Now, the same angst over the Iraq war and the economy that has cost Bush support among independent voters generally also has dismayed Latinos. Bush’s job-approval rating among Hispanics is 29%, lower than his 32% rating overall.

Some Hispanics have been alarmed and offended by the harsh rhetoric of some congressional Republicans in the immigration debate and the opposition by most of the GOP presidential field to designing a path to legal status for illegal immigrants now in the USA.

{snip}

Some GOP candidates are trying to reach out to Hispanic voters.

Arizona Sen. John McCain, an architect of the Senate’s immigration bill, in the last GOP debate emotionally extolled the bravery and sacrifices of Hispanic veterans in the Vietnam and Iraq wars.

Former Massachusetts governor Mitt Romney began airing Spanish-language TV ads in South Florida in March and has posted a video on his campaign website of son Craig touting “mi papa” in Spanish.

With the exception of McCain, however, the major Republican presidential contenders have been more concerned about appealing to tough-on-immigration conservatives who are likely to be important in the GOP primaries than to Hispanics who are swing voters.

Former New York mayor Giuliani dismisses the immigration bill as a “typical Washington mess.” Colorado Rep. Tom Tancredo is basing his long-shot campaign on fervent opposition to illegal immigration.

Still, in the end, many Hispanics are more likely to be swayed by a personal connection with a candidate than by ideology, Martinez says. That could create an opening for a Republican nominee.

{snip}

Here today, where tomorrow?

Even if Democrats win back Hispanic voters in 2008, Latinos aren’t likely to become the sort of reliable Democratic partisans that, say, African-Americans are.

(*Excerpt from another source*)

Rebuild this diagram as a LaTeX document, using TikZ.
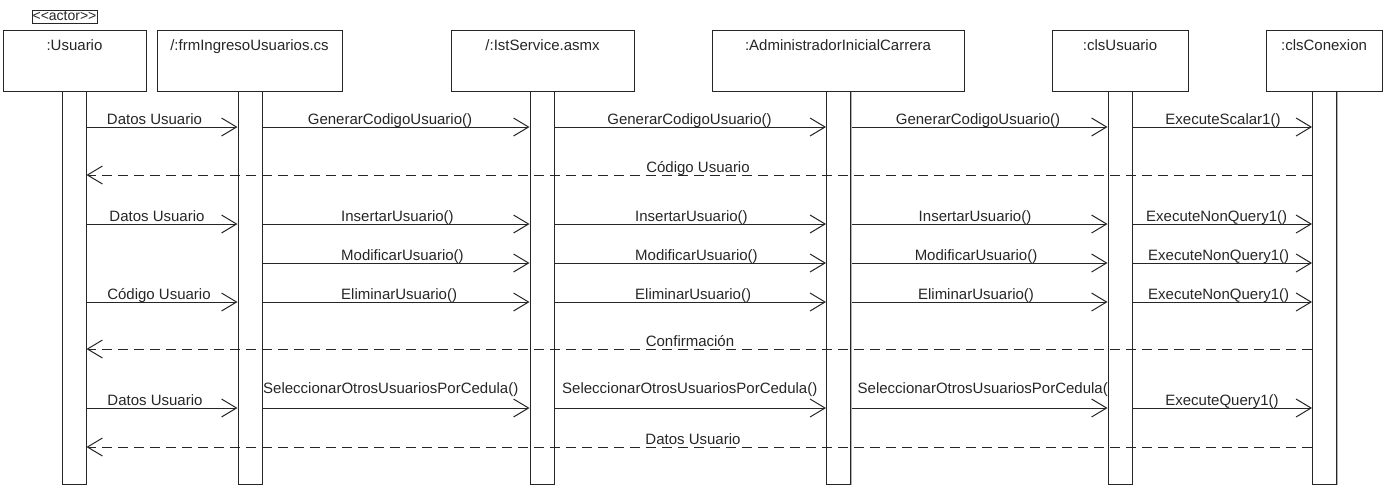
\documentclass[tikz,border=0pt]{standalone}
\usepackage{fontspec}
\setmainfont{Liberation Sans}
\newfontfamily\plainfont{Liberation Sans}
\usetikzlibrary{arrows.meta,calc}
\pgfdeclarelayer{bg}
\pgfsetlayers{bg,main}

\begin{document}
\begin{tikzpicture}[x=1pt,y=-1pt,
  every node/.style={font=\fontsize{15}{18}\selectfont, text=black!85, inner sep=0pt},
  shade/.style={preaction={fill=black!30, transform canvas={xshift=1.3pt,yshift=-1.3pt}}},
  objbox/.style={draw=black!85, line width=1pt, fill=white, shade, minimum width=#1, minimum height=61pt},
  bar/.style={draw=black!85, line width=1pt, fill=white, shade, minimum width=24pt, minimum height=393pt},
  lbl/.style={anchor=base},
  msg/.style={draw=black!85, line width=1pt, -{Straight Barb[length=15pt,width=18pt]}},
  ret/.style={msg, dash pattern=on 10pt off 6pt},
]
\useasboundingbox (0,0) rectangle (1383,488);

% stereotype tag of the actor
\node[draw=black!85, line width=1pt, minimum width=65pt, minimum height=13pt,
      font=\plainfont\fontsize{14}{14}\selectfont] (stereo) at (64.5,16.5) {<<actor>>};

% lifeline heads
\node[objbox=143pt] (hU) at (74.5,60.5) {};
\node[objbox=185pt] (hF) at (249.5,60.5) {};
\node[objbox=183pt] (hI) at (542.5,60.5) {};
\node[objbox=252pt] (hA) at (838,60.5) {};
\node[objbox=136pt] (hC) at (1120,60.5) {};
\node[objbox=116pt] (hX) at (1324,60.5) {};
\node[lbl] at (hU.center |- 0,50) {:Usuario};
\node[lbl] at (hF.center |- 0,50) {/:frmIngresoUsuarios.cs};
\node[lbl] at (hI.center |- 0,50) {/:IstService.asmx};
\node[lbl] at (hA.center |- 0,50) {:AdministradorInicialCarrera};
\node[lbl] at (hC.center |- 0,50) {:clsUsuario};
\node[lbl] at (hX.center |- 0,50) {:clsConexion};

% activation bars
\node[bar] (bU) at (74,287.5) {};
\node[bar] (bF) at (250,287.5) {};
\node[bar] (bI) at (542,287.5) {};
\node[bar] (bA) at (838.5,287.5) {};
\node[bar] (bC) at (1120,287.5) {};
\node[bar] (bX) at (1324.5,287.5) {};

% message rows
\coordinate (r1) at (0,127);
\coordinate (r2) at (0,175);
\coordinate (r3) at (0,224);
\coordinate (r4) at (0,263);
\coordinate (r5) at (0,302);
\coordinate (r6) at (0,349);
\coordinate (r7) at (0,408);
\coordinate (r8) at (0,447);

\begin{pgfonlayer}{bg}
% GenerarCodigoUsuario
\draw[msg] (bU.east |- r1) -- (bF.west |- r1);
\draw[msg] (bF.east |- r1) -- (bI.west |- r1);
\draw[msg] (bI.east |- r1) -- (bA.west |- r1);
\draw[msg] (bA.east |- r1) -- (bC.west |- r1);
\draw[msg] (bC.east |- r1) -- (bX.west |- r1);
\node[lbl] at (154.5,124.5) {Datos Usuario};
\node[lbl] at (390,124.5) {GenerarCodigoUsuario()};
\node[lbl] at (689.5,124.5) {GenerarCodigoUsuario()};
\node[lbl] at (978,124.5) {GenerarCodigoUsuario()};
\node[lbl] at (1223,124.5) {ExecuteScalar1()};
\node[lbl] at (698,172.5) {Código Usuario};

% InsertarUsuario
\draw[msg] (bU.east |- r3) -- (bF.west |- r3);
\draw[msg] (bF.east |- r3) -- (bI.west |- r3);
\draw[msg] (bI.east |- r3) -- (bA.west |- r3);
\draw[msg] (bA.east |- r3) -- (bC.west |- r3);
\draw[msg] (bC.east |- r3) -- (bX.west |- r3);
\node[lbl] at (157,221.5) {Datos Usuario};
\node[lbl, anchor=base west] at (341,221.5) {InsertarUsuario()};
\node[lbl, anchor=base west] at (635,221.5) {InsertarUsuario()};
\node[lbl] at (975,221.5) {InsertarUsuario()};
\node[lbl, anchor=base west] at (1146,221.5) {ExecuteNonQuery1()};

% ModificarUsuario
\draw[msg] (bF.east |- r4) -- (bI.west |- r4);
\draw[msg] (bI.east |- r4) -- (bA.west |- r4);
\draw[msg] (bA.east |- r4) -- (bC.west |- r4);
\draw[msg] (bC.east |- r4) -- (bX.west |- r4);
\node[lbl, anchor=base west] at (341,260.5) {ModificarUsuario()};
\node[lbl, anchor=base west] at (635,260.5) {ModificarUsuario()};
\node[lbl] at (976,260.5) {ModificarUsuario()};
\node[lbl, anchor=base west] at (1148,260.5) {ExecuteNonQuery1()};

% EliminarUsuario
\draw[msg] (bU.east |- r5) -- (bF.west |- r5);
\draw[msg] (bF.east |- r5) -- (bI.west |- r5);
\draw[msg] (bI.east |- r5) -- (bA.west |- r5);
\draw[msg] (bA.east |- r5) -- (bC.west |- r5);
\draw[msg] (bC.east |- r5) -- (bX.west |- r5);
\node[lbl] at (159,299.5) {Código Usuario};
\node[lbl, anchor=base west] at (341,299.5) {EliminarUsuario()};
\node[lbl, anchor=base west] at (635,299.5) {EliminarUsuario()};
\node[lbl] at (976,299.5) {EliminarUsuario()};
\node[lbl, anchor=base west] at (1148,299.5) {ExecuteNonQuery1()};
\node[lbl] at (690,346.5) {Confirmación};

% SeleccionarOtrosUsuariosPorCedula
\draw[msg] (bU.east |- r7) -- (bF.west |- r7);
\draw[msg] (bF.east |- r7) -- (bI.west |- r7);
\draw[msg] (bI.east |- r7) -- (bA.west |- r7);
\draw[msg] (bA.east |- r7) -- (bC.west |- r7);
\draw[msg] (bC.east |- r7) -- (bX.west |- r7);
\node[lbl] at (155,405.5) {Datos Usuario};
\node[lbl, anchor=base west] at (263,393) {SeleccionarOtrosUsuariosPorCedula()};
\node[lbl, anchor=base west] at (562,393) {SeleccionarOtrosUsuariosPorCedula()};
\node[lbl, anchor=base east] at (1113,393) {SeleccionarOtrosUsuariosPorCedula()};
\node[lbl] at (1222,405.5) {ExecuteQuery1()};
\node[lbl] at (693,444.5) {Datos Usuario};
\end{pgfonlayer}

% replies back to the user
\draw[ret] (bX.west |- r2) -- (bU.east |- r2);
\draw[ret] (bX.west |- r6) -- (bU.east |- r6);
\draw[ret] (bX.west |- r8) -- (bU.east |- r8);
\end{tikzpicture}
\end{document}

Hispanics are twice as likely as non-Hispanics to describe themselves as independents who don’t “lean” to either party.

And while the GOP share of Hispanic votes overall fell sharply in the 2006 elections, some Republican candidates did well. Gov. Arnold Schwarzenegger carried 39% of Hispanic votes in his re-election race in California, for instance. Sen. Kay Bailey Hutchison won 44% for hers in Texas.